Without the pressure of scoring a certain number, Scala said, "I continued to grow and do better every single time I walked into that classroom. Failure for me became my greatest success."

Packard concluded the Lawn Ceremony by awarding Brooks' school prizes to the students below, after which all of the graduates joined together in chapel for the traditional "Boo Hoo Chapel" service and a hug-and-good-byes-filled procession along the chapel walkway.

  • Millie Brady '18
  • Gardner Brown '21
  • Max Charlamb '18
  • Emma Dawson '18
  • Keigan Kerby '18
  • Diane Lee '18
  • Nick Li '19
  • Isabella O'Shea '18
  • Hannah Maver '18
  • Nalia Medina '18
  • Kate Packard '18
  • Catherine Scher '20
  • Andrew Stevens '18
  • Tianshu Wang '19


Festivities continued the following day with Brooks' Prize Day ceremony, during which Packard presented the graduates with their diplomas and bestowed special awards to science teacher Justine Rooney, and sixth-formers Jason Lawrence Gold '18, Diane Lee '18 and Jade Monique Tate '18.

Addressing the parents gathered, Packard praised the entire class of 2018. "They are talented and passionate and hard-working and driven and empathic and engaged and creative and kind, and, yes, occasionally frustrating," said the teacher, whose daughter Kate was among the graduates. "But if I were you, and I suppose I am today, I would be so proud of this group. I know that I am."

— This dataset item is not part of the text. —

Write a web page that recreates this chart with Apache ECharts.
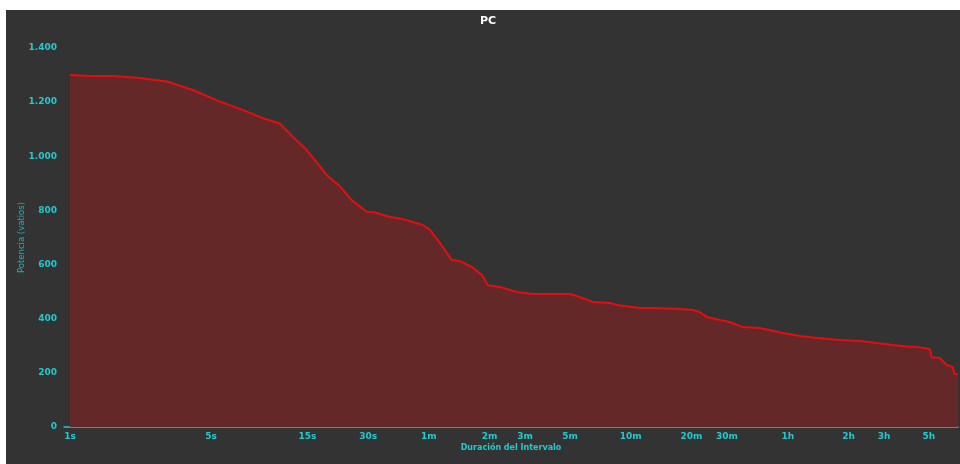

The students "have pushed themselves in classrooms, on athletic fields, on stages, in dormitories, and in running clubs and groups that are dear to them," he added. "They have experienced triumphs in all of these areas, the likes of which they will remember at reunions and with one another for the rest of their lives. They have had challenges and setbacks that have staggered them at times. They have bounced back. They have kept going forward ...There is no way to capture even a fraction of what this class of 2018 has contributed and achieved. There is depth and character to this group that is uncommon and they have left the school better than they found it."